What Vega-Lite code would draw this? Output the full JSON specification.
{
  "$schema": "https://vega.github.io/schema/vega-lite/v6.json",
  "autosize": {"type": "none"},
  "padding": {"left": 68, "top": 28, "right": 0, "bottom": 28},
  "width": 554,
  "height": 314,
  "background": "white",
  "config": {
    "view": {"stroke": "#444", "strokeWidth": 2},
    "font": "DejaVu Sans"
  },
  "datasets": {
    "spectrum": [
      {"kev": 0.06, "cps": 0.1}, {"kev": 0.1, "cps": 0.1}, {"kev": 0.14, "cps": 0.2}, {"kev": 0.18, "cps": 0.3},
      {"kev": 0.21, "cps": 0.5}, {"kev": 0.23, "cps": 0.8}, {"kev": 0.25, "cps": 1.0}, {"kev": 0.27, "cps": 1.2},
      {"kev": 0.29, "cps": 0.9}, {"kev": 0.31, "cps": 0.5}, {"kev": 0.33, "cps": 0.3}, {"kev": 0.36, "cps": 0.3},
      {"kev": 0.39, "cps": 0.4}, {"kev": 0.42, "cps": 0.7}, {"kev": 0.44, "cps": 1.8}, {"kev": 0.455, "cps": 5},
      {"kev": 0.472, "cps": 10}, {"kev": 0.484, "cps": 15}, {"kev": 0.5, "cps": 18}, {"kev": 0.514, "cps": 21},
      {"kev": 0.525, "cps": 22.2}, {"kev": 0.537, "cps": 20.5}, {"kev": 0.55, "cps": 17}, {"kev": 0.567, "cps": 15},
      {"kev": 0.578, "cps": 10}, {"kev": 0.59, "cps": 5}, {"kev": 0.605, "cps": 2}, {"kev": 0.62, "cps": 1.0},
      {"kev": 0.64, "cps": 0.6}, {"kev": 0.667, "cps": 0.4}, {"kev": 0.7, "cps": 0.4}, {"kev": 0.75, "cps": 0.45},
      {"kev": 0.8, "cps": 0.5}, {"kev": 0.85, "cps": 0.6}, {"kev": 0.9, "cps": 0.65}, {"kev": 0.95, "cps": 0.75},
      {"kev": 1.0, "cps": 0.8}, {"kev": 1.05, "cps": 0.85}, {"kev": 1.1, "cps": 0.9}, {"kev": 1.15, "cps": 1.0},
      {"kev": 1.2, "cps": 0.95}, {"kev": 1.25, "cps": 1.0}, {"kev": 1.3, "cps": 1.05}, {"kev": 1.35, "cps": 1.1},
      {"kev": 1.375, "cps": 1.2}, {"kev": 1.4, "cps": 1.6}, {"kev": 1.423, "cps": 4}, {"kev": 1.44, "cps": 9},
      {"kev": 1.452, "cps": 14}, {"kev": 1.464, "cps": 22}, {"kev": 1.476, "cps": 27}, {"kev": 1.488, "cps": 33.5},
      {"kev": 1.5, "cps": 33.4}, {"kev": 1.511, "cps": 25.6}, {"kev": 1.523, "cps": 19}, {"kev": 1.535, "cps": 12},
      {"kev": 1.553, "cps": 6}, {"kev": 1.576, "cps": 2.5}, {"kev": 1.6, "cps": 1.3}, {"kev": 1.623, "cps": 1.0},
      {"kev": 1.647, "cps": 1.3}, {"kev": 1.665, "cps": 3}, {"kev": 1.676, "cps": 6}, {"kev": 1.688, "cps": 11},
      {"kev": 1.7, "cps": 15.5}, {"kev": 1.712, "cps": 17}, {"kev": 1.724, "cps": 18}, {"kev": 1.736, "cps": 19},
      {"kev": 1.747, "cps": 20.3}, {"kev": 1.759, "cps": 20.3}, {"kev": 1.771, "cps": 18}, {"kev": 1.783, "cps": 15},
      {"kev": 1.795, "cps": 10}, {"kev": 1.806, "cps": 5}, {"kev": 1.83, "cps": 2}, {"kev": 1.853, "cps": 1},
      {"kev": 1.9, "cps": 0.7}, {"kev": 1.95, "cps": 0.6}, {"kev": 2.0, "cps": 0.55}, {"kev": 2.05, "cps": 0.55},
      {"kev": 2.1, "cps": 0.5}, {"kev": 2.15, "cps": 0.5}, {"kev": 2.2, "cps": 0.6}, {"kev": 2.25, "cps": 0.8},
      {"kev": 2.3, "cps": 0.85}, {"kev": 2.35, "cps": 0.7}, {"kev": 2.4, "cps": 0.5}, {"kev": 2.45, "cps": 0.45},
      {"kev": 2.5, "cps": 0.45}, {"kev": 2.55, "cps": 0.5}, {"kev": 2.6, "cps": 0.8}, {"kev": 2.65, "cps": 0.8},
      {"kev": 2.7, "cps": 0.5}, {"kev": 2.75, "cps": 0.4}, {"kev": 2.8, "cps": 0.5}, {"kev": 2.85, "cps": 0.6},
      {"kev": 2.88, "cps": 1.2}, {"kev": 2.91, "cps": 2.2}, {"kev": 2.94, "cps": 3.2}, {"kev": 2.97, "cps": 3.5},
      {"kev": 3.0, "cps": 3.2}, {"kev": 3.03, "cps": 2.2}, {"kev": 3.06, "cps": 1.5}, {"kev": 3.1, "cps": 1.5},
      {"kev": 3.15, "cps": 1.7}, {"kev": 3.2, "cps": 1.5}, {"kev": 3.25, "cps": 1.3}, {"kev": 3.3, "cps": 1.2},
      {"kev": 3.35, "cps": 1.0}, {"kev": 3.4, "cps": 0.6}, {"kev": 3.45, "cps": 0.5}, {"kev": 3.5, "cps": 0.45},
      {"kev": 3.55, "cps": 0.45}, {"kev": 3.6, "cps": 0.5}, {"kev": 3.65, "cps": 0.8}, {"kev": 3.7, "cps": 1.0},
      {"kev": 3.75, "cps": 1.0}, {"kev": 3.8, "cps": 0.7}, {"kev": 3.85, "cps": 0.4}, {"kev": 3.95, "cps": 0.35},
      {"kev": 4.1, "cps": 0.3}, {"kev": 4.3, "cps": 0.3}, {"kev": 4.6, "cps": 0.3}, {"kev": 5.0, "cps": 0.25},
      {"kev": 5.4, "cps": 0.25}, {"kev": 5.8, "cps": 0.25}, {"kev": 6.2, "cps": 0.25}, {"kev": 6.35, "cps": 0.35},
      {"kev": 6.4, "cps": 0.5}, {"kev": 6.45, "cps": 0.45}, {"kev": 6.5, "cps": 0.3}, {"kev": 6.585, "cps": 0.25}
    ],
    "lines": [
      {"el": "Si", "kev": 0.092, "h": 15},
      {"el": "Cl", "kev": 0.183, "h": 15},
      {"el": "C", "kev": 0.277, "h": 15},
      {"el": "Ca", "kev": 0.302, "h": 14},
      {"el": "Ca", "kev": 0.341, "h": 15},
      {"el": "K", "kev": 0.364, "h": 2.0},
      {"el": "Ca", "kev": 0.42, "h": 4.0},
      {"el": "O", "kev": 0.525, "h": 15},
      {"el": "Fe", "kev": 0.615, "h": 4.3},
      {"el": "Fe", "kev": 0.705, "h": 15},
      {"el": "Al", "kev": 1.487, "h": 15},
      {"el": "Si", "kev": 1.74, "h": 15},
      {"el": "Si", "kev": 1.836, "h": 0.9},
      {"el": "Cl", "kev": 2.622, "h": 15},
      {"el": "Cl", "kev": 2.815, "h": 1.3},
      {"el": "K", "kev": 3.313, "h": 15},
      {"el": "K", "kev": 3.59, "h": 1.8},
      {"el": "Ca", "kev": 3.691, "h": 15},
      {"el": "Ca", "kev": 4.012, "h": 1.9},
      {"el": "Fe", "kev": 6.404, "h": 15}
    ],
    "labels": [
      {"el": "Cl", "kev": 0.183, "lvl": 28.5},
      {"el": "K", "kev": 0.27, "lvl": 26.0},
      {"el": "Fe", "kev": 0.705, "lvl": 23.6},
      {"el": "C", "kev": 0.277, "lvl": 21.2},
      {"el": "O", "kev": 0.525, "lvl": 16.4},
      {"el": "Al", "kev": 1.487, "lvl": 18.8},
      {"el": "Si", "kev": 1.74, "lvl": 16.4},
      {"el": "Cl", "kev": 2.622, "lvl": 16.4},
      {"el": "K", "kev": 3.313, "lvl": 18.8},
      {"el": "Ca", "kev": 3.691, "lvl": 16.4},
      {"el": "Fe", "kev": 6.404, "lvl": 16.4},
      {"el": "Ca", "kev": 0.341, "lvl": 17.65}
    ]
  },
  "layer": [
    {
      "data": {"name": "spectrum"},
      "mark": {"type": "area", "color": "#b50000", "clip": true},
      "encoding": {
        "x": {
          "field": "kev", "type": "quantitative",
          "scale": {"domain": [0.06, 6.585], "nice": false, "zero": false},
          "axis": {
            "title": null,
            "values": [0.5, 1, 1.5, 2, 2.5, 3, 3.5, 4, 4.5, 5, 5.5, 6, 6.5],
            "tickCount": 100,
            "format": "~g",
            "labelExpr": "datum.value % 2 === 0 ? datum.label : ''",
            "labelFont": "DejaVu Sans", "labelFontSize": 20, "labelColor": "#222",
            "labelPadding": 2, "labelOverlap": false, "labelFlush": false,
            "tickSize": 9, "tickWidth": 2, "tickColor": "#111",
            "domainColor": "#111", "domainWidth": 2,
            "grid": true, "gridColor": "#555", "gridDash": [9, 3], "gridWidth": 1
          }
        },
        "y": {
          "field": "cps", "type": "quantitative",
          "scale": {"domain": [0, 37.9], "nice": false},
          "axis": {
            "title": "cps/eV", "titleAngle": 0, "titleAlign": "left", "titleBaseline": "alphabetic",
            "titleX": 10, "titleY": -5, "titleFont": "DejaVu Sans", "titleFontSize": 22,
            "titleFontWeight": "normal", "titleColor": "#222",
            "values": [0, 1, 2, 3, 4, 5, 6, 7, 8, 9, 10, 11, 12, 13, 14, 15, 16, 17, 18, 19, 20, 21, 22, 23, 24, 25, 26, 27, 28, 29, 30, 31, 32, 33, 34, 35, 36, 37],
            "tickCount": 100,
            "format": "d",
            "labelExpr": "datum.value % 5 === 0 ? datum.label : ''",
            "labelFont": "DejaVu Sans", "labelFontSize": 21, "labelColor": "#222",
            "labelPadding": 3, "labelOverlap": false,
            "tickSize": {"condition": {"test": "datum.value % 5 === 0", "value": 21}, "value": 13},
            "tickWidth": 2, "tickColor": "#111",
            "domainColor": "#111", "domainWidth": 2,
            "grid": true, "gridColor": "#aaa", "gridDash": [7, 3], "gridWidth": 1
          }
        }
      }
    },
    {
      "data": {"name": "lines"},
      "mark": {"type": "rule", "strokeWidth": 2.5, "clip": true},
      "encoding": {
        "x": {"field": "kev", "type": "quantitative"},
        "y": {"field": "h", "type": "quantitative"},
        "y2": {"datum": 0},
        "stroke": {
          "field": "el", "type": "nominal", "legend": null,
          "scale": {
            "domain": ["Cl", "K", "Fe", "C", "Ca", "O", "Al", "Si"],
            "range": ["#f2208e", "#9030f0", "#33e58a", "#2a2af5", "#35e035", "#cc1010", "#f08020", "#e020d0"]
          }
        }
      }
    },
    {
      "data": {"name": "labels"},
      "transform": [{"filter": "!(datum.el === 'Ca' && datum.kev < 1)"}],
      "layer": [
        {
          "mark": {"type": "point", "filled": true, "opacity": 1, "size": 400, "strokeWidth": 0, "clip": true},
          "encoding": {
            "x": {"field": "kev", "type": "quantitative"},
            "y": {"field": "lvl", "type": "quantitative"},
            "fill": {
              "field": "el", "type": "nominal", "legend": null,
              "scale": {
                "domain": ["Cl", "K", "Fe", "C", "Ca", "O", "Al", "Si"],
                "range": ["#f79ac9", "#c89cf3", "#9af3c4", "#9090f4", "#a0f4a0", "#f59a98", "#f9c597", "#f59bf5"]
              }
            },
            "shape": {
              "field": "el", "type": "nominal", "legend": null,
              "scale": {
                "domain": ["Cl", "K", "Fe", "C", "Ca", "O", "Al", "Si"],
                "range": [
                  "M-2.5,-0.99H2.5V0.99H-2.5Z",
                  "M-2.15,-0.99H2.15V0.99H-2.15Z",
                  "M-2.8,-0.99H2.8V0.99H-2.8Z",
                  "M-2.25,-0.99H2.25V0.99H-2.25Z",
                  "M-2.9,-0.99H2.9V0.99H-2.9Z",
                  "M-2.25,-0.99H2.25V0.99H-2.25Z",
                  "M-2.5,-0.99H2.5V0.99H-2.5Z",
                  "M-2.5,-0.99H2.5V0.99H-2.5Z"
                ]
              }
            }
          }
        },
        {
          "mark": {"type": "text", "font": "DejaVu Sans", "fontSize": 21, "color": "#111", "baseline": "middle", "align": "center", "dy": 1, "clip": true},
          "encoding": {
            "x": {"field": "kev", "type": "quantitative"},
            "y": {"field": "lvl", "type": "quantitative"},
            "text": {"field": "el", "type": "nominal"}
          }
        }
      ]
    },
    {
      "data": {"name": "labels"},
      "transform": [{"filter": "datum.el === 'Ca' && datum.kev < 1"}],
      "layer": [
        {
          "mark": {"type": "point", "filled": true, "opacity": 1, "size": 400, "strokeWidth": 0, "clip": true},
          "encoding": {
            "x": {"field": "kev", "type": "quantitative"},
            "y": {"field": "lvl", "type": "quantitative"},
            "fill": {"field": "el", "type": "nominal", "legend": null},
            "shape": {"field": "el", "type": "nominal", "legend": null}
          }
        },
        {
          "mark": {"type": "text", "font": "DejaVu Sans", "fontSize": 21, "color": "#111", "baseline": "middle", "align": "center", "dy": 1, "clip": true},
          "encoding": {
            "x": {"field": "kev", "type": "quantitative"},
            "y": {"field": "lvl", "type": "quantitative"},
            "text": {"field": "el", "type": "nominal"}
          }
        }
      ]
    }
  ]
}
-*-*-
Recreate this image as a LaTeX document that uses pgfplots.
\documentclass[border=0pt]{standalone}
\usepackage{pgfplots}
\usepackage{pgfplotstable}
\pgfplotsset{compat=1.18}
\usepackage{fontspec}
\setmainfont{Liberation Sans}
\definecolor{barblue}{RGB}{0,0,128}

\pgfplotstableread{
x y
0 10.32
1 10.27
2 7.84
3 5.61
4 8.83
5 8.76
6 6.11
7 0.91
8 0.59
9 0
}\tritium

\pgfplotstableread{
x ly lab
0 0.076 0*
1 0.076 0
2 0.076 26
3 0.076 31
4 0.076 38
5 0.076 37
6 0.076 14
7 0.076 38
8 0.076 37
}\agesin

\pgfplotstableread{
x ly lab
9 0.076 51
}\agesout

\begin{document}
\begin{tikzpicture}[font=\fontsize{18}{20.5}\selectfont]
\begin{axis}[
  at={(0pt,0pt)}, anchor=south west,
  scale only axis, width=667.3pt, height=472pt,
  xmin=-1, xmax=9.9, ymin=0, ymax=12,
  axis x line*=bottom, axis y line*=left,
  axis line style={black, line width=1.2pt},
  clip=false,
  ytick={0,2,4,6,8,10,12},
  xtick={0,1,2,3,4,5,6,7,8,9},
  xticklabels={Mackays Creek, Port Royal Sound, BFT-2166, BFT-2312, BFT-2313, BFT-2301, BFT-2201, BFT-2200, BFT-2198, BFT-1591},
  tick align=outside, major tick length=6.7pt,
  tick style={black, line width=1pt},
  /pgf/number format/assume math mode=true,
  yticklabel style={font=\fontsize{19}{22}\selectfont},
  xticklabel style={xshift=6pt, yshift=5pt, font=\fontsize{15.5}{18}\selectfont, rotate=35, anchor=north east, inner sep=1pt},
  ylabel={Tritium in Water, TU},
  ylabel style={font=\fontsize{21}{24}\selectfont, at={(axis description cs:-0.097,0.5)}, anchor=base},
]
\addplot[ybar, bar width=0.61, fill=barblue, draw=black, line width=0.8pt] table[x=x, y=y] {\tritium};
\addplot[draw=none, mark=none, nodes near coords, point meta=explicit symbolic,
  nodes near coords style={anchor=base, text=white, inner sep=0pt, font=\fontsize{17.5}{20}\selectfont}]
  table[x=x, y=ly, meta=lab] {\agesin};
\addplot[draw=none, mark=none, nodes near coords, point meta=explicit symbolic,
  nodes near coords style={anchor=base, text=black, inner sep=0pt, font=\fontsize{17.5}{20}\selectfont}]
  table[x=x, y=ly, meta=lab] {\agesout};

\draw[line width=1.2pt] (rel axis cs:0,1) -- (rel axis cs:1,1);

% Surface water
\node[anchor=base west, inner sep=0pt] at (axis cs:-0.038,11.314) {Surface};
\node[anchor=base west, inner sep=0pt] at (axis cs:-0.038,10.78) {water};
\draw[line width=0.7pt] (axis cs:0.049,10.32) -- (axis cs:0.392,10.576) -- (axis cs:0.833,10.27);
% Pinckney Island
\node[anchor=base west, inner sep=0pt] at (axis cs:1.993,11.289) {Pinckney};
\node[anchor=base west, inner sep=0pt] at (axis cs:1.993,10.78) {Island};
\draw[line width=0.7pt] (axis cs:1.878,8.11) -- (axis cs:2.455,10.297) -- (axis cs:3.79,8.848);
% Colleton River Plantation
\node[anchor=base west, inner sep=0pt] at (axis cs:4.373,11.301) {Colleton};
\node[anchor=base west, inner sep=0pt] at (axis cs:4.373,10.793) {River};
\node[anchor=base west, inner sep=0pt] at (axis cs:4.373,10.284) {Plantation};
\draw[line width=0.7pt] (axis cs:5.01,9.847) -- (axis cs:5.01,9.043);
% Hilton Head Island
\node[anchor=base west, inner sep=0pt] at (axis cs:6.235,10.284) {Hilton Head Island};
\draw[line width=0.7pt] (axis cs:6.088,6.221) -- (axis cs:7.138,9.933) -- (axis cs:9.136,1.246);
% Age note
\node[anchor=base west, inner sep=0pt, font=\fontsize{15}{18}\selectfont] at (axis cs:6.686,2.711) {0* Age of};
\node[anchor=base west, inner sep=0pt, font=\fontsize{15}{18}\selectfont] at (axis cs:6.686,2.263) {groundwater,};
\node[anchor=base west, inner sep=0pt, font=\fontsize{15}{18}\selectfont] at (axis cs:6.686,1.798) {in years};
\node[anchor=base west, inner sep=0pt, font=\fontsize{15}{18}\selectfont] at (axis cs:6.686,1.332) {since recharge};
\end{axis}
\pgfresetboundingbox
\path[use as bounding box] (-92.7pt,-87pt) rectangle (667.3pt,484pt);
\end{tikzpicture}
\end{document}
-*-*-
* **Short task**:
Report how many lines of the preceding records include "this". Output the number only.

* **Task output**:
2